Sunday, September 25, 2005

Biography, Part 2!

Continuing the thrilling story of my life so far...

When I left off, I was beginning first grade, and we'd moved to our third house in Tacoma.

Just general memories of my grade school years... I remember being into drawing, and showing an aptitude for writing (I always got A's when creative writing was required for an assignment). I was fairly good at math, too... but geography and history -- especially the way it was taught -- bored me to death, and subsequently, those grades weren't so hot. I was reading at a college level by the time I was in 4th grade, at least... reading stuff like "Cyborg" by Martin Cadin (the basis for the Six Million Dollar Man) and Pierre Boulle's "Planet of the Apes" (much more literary than the movie based on it). Summer reading programs at the library? Blew through 'em quickly.

I always had an interest in comics, all through these years, and like most kids, I made up my own characters, thinly-disguised versions of DC and Marvel characters... there was Super-Duper Man (named after the Super-Duper Market, a grocery store in the town in South Dakota where my grandmother lived -- we used to take car trips to the Dakotas every summer to visit relatives... so far as the name of the town goes... it's the one where the big motorcycle races are every year, and I'm blanking on the name right now, dammit!), and there was Magic Man, and Elastic Man, and so on. I drew cheesy comics with these guys, and even sold some of them to the neighbor kids!

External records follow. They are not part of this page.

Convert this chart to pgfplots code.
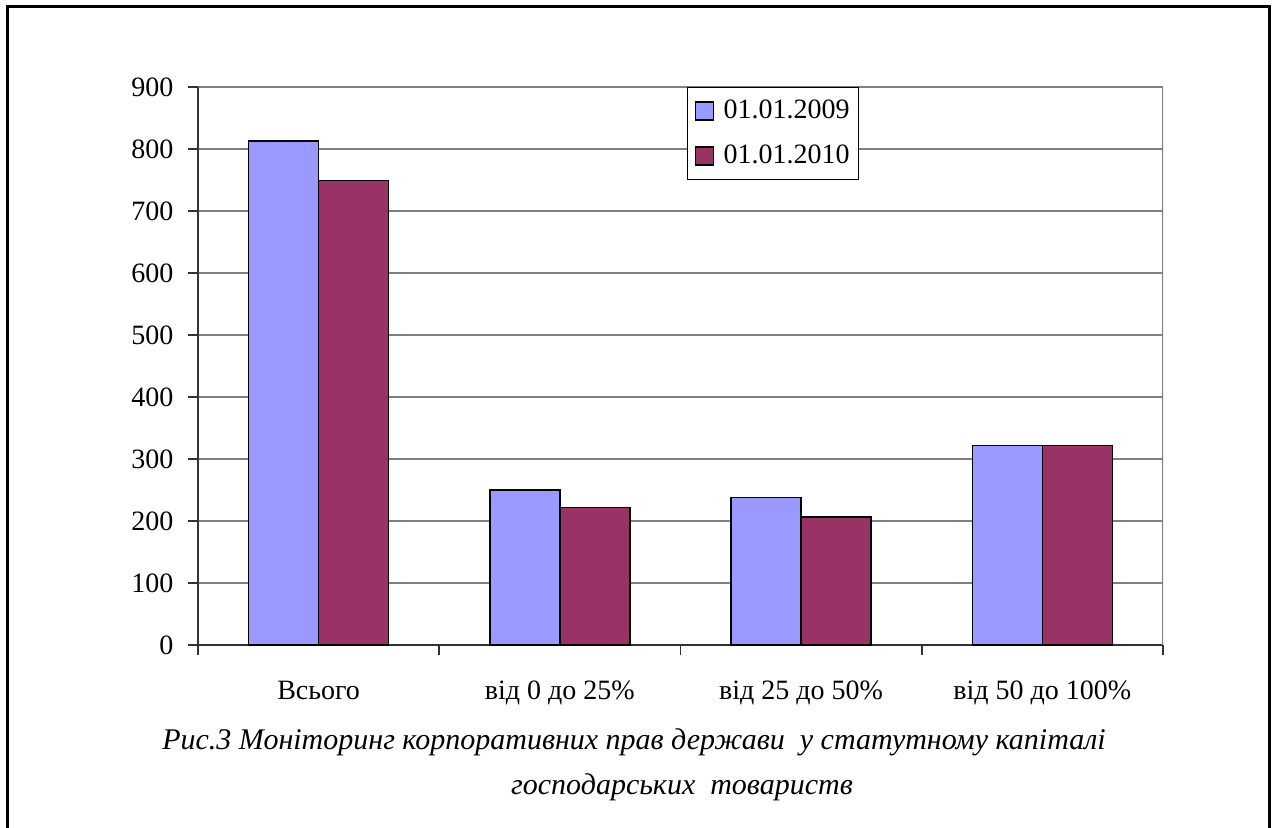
\documentclass[border=0pt]{standalone}
\usepackage{fontspec}
\setmainfont{Liberation Serif}
\usepackage{pgfplots}
\pgfplotsset{compat=1.18}
\definecolor{bblue}{HTML}{9999FF}
\definecolor{bred}{HTML}{993366}
\begin{document}
\fontsize{14}{16}\selectfont
\begin{tikzpicture}[x=1pt,y=1pt]
\useasboundingbox (0,0) rectangle (636,413.5);
\draw[line width=1.5pt] (3.5,-10) -- (3.5,410) -- (634.5,410) -- (634.5,-10);
\begin{axis}[
  at={(99pt,91pt)}, anchor=south west,
  width=482.5pt, height=279pt, scale only axis,
  ymin=0, ymax=900, ytick={0,100,...,900},
  xmin=-0.5, xmax=3.5, xtick={0,1,2,3},
  xticklabels={Всього, від 0 до 25\%, від 25 до 50\%, від 50 до 100\%},
  minor xtick={-0.5,0.5,1.5,2.5,3.5},
  axis lines=left,
  axis line style={-, line width=1pt, black!80},
  tick align=outside,
  major tick length=5pt, minor tick length=5pt,
  xtick style={draw=none},
  minor x tick style={draw=black!80, line width=0.8pt},
  ytick style={draw=black!80, line width=0.8pt},
  ymajorgrids, grid style={gray, line width=1pt},
  xticklabel style={yshift=-8pt},
  yticklabel style={xshift=-2.5pt},
  /pgf/number format/assume math mode=true,
  ybar=0pt, bar width=35pt,
  legend style={at={(0.5067,1)}, anchor=north west, draw=black, line width=0.6pt,
    inner xsep=2.5pt, inner ysep=4pt, row sep=7pt, font=\fontsize{14}{16}\selectfont},
  legend cell align=left,
]
\addplot[fill=bblue, draw=black, line width=0.8pt,
  legend image code/.code={\path[draw=none,fill=none] (0pt,0pt) rectangle (13.5pt,0pt);\draw[fill=bblue,draw=black,line width=0.7pt] (1.5pt,-4.5pt) rectangle (10.5pt,4.5pt);}]
  coordinates {(0,813) (1,250) (2,238) (3,322)};
\addplot[fill=bred, draw=black, line width=0.8pt,
  legend image code/.code={\path[draw=none,fill=none] (0pt,0pt) rectangle (13.5pt,0pt);\draw[fill=bred,draw=black,line width=0.7pt] (1.5pt,-4.5pt) rectangle (10.5pt,4.5pt);}]
  coordinates {(0,749) (1,222) (2,206) (3,322)};
\legend{01.01.2009, 01.01.2010}
\draw[gray, line width=1pt] (rel axis cs:1,0) -- (rel axis cs:1,1);
\end{axis}
\node[font=\itshape\fontsize{15}{17}\selectfont] at (317,42.5) {Рис.3 Моніторинг корпоративних прав держави\ \ у статутному капіталі};
\node[font=\itshape\fontsize{15}{17}\selectfont] at (341,20) {господарських\ \ товариств};
\end{tikzpicture}
\end{document}
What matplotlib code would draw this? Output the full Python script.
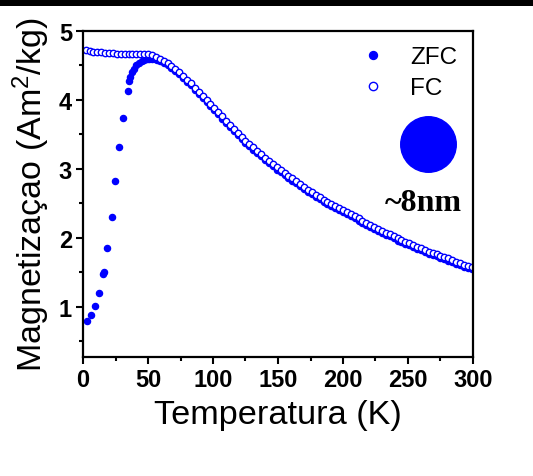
import matplotlib
matplotlib.use("Agg")
import matplotlib.pyplot as plt
from matplotlib.patches import Rectangle
from matplotlib.ticker import MultipleLocator

# ---- data ----
zfc_T = [2.8, 6.5, 9.2, 12.3, 15.2, 15.8, 18.7, 22.3, 24.9, 27.7, 30.5, 34.3, 35.5,
         36.5, 37.5, 39, 41, 43, 45, 47, 49, 51, 53, 55, 57, 59,
         62, 65, 68, 71, 74, 77, 80, 83, 86, 89, 92, 95, 98, 101, 104, 107, 110,
         113, 116, 119, 122, 125, 128, 131, 134, 137, 140, 143, 146, 149, 152,
         155, 158, 161, 164, 167, 170, 173, 176, 179, 182, 185, 188, 191, 194,
         197, 200, 203, 206, 209, 212, 215, 218, 221, 224, 227, 230, 233, 236,
         239, 242, 245, 248, 251, 254, 257, 260, 263, 266, 269, 272, 275, 278,
         281, 284, 287, 290, 293, 296, 299]
zfc_M = [0.79, 0.88, 1.01, 1.20, 1.48, 1.51, 1.85, 2.30, 2.82, 3.31, 3.74, 4.13, 4.27,
         4.33, 4.40, 4.45, 4.50, 4.53, 4.56, 4.58, 4.59, 4.60, 4.60, 4.59, 4.58, 4.56,
         4.54, 4.50, 4.46, 4.42, 4.37, 4.32, 4.26, 4.21, 4.15, 4.09, 4.03, 3.97, 3.91,
         3.85, 3.79, 3.73, 3.67, 3.61, 3.55, 3.49, 3.43, 3.38, 3.33, 3.28, 3.23, 3.18,
         3.13, 3.08, 3.04, 2.99, 2.95, 2.91, 2.87, 2.83, 2.79, 2.75, 2.71, 2.67, 2.63,
         2.59, 2.56, 2.52, 2.49, 2.46, 2.43, 2.40, 2.37, 2.34, 2.31, 2.28, 2.25, 2.22,
         2.19, 2.16, 2.13, 2.10, 2.07, 2.04, 2.02, 1.99, 1.96, 1.94, 1.91, 1.89, 1.86,
         1.84, 1.82, 1.79, 1.77, 1.75, 1.73, 1.71, 1.69, 1.67, 1.65, 1.62, 1.60, 1.58,
         1.56, 1.54]

fc_T = [2, 5, 8, 11, 14, 17, 20, 23, 26, 29, 32, 35, 38, 41, 44, 47, 50, 53, 56, 59,
        62, 65, 68, 71, 74, 77, 80, 83, 86, 89, 92, 95, 98, 101, 104, 107, 110, 113,
        116, 119, 122, 125, 128, 131, 134, 137, 140, 143, 146, 149, 152, 155, 158,
        161, 164, 167, 170, 173, 176, 179, 182, 185, 188, 191, 194, 197, 200, 203,
        206, 209, 212, 215, 218, 221, 224, 227, 230, 233, 236, 239, 242, 245, 248,
        251, 254, 257, 260, 263, 266, 269, 272, 275, 278, 281, 284, 287, 290, 293,
        296, 299]
fc_M = [4.72, 4.71, 4.70, 4.69, 4.69, 4.68, 4.68, 4.68, 4.67, 4.67, 4.67, 4.67, 4.67,
        4.67, 4.67, 4.66, 4.66, 4.65, 4.63, 4.60, 4.57, 4.53, 4.49, 4.45, 4.40, 4.35,
        4.29, 4.24, 4.18, 4.12, 4.06, 4.00, 3.94, 3.88, 3.82, 3.76, 3.70, 3.64, 3.58,
        3.52, 3.46, 3.41, 3.36, 3.31, 3.26, 3.21, 3.16, 3.11, 3.07, 3.02, 2.98, 2.94,
        2.90, 2.86, 2.82, 2.78, 2.74, 2.70, 2.66, 2.62, 2.59, 2.55, 2.52, 2.49, 2.46,
        2.43, 2.40, 2.37, 2.34, 2.31, 2.28, 2.25, 2.22, 2.19, 2.16, 2.13, 2.10, 2.07,
        2.05, 2.02, 1.99, 1.97, 1.94, 1.92, 1.89, 1.87, 1.85, 1.82, 1.80, 1.78, 1.76,
        1.74, 1.72, 1.70, 1.68, 1.65, 1.63, 1.61, 1.59, 1.57]

x_ticks = [0, 50, 100, 150, 200, 250, 300]
y_ticks = [1, 2, 3, 4, 5]
series_labels = ["ZFC", "FC"]
size_label = "~8nm"

# ---- style ----
plt.rcParams['font.family'] = ['Liberation Sans', 'DejaVu Sans']
plt.rcParams['mathtext.default'] = 'regular'
blue = '#0000FF'

fig = plt.figure(figsize=(5.33, 4.77), dpi=100)
ax = fig.add_axes([83/533, 1 - 358/477, (473-83)/533, (358-32)/477])

ax.plot(zfc_T, zfc_M, linestyle='none', marker='o', markersize=4.4,
        color=blue, markeredgecolor=blue, label=series_labels[0])
ax.plot(fc_T, fc_M, linestyle='none', marker='o', markersize=4.6,
        markerfacecolor='white', markeredgecolor=blue, markeredgewidth=1.0,
        label=series_labels[1])

ax.set_xlim(0, 300)
ax.set_ylim(0.27, 5.0)
ax.set_xticks(x_ticks)
ax.set_yticks(y_ticks)
ax.xaxis.set_minor_locator(MultipleLocator(25))
ax.yaxis.set_minor_locator(MultipleLocator(0.5))
ax.tick_params(which='both', direction='out', top=False, right=False, width=1.5)
ax.tick_params(which='major', length=5, labelsize=17, pad=3)
ax.tick_params(which='minor', length=3)
for lab in ax.get_xticklabels() + ax.get_yticklabels():
    lab.set_fontweight('bold')
for sp in ax.spines.values():
    sp.set_linewidth(1.6)

ax.set_xlabel("Temperatura (K)", fontsize=24.7, labelpad=6)
ax.set_ylabel("Magnetizaçao (Am$^2$/kg)", fontsize=24.5, labelpad=5)

leg = ax.legend(loc='upper left', bbox_to_anchor=(0.67, 1.013), frameon=False,
                fontsize=17.5, handlelength=0.8, handletextpad=1.1,
                labelspacing=0.38, borderpad=0.3, markerscale=1.3)

# decorative nanoparticle dot and size label
ax.plot([0.885], [0.653], transform=ax.transAxes, marker='o', markersize=40,
        color=blue, linestyle='none', clip_on=False)
ax.text(0.972, 0.475, size_label, transform=ax.transAxes, ha='right', va='center',
        fontsize=23, fontweight='bold', family=['Liberation Serif', 'DejaVu Serif'])

# black bar at the top of the image
fig.patches.append(Rectangle((0, 1 - 7/477), 1, 7/477, transform=fig.transFigure,
                             facecolor='black', edgecolor='none'))

fig.savefig("out.png", dpi=100)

What I enjoyed most about going to the Dakotas was that I'd always get some new comics to read on the trip... one year was the year of the JLA/JSA/Seven Soldiers of Victory story, and while it took some getting used to, eventually I caught on to the whole Earth-1/Earth-2 thing.

When I wasn't drawing comics with my own characters, I was using other characters. Jack In The Box was just opening in Tacoma, and they had animated commercials with Jack, the Shakes (fuzzy creatres who had a rock band, and were very easy for kids to draw), and other characters... and I did a bunch of comics with the Shakes.

Mego super-heroes were a part of my childhood, too, as you can well imagine, and so were G.I. Joe's. In fact, the two toy lines crossed over, and I even started creating super-hero costumes for the G.I. Joe figures! I distinctly remember making an Iron Man costume for one, which used a McDonald's french fry container for the chestplate.

I was also into puppetry as a kid... I'm not sure if I learned to sew making my own puppets, or making G.I. Joe costumes.

I recall that I made a Captain Marvel (Shazam) costume for one of my G.I. Joe's, and proceeded to make what I called a "movie" with it -- said movie being some pictures taken with my Kodak Instamatic! I don't think I have any of those photos these days, nor do I have the ones I took with my brother's Six Million Dollar man action figure.

I also got into Star Trek, which was then showing five nights a week on the local station. We'd missed out on Trek in its original run, because Mom thought it was going to be monster of the week, like Outer Limits (well, the first episode aired was "Man Trap," after all). Another show I missed in its original run was Land of the Giants. Strangely, I remember being allowed to see Laugh-In on occasion!

Monster movies were another big part of my childhood. The library's summer program involved showing edited-down versions of the classic Frankenstein movies, as well as other monster and non-monster movies, plus Channel 11 (who was showing Star Trek) also had their sci-fi theatre program, which guaranteed the SF stuff was making it on the air! Channel 7 had Nightmare Theatre on Friday and Saturday nights at 11:30 or so, but I only got to watch these when I stayed the night at a friend's house (which I tried to do often).

Ventriloquism was another part of my childhood... I remember seeing Paul Winchell and Jerry Mahoney, as well as Edgar Bergen and Charlie McCarthy. So one Christmas I wanted my own ventriloquist dummy, and my parents got me a Danny O'Day. Was I familiar with Danny? Nope... neither he nor Farfel the Dog. In fact, I didn't see those two performed until I was much older, and their old Nestle commercials were being shown!

My comic books came from three sources in those days... maybe four! On the way home from school, I passed by a drug store and a 7-Eleven, and both stores carried comics. Of course, the 7-Eleven also had Slurpees, and for a while, every summer they gave away free comics character cups with the Slurpees! I also could get comics cheap at the annual sixth graders' "junk sale," which raised money for camp. Sometimes I'd use my lunch money to buy comics there! I was also able to get comics at garage sales, too (I was introduced to garage sales at an early age).

I've told you about the Gov-Mart/Steranko History of Comics story before... so I'll skip that.

My first Beatles records were probably garage sale finds, and they were 45s... I remember Help!/I'm Down, Act Naturally, and a few others... and I have no idea what happened to them. We also had a few Archies records, but most of them were the "free" records that were put on the back of cereal boxes, and you could cut them out and listen to them on any record player!

Well, that's enough of this for now... I'll continue the grade school reminiscences another time!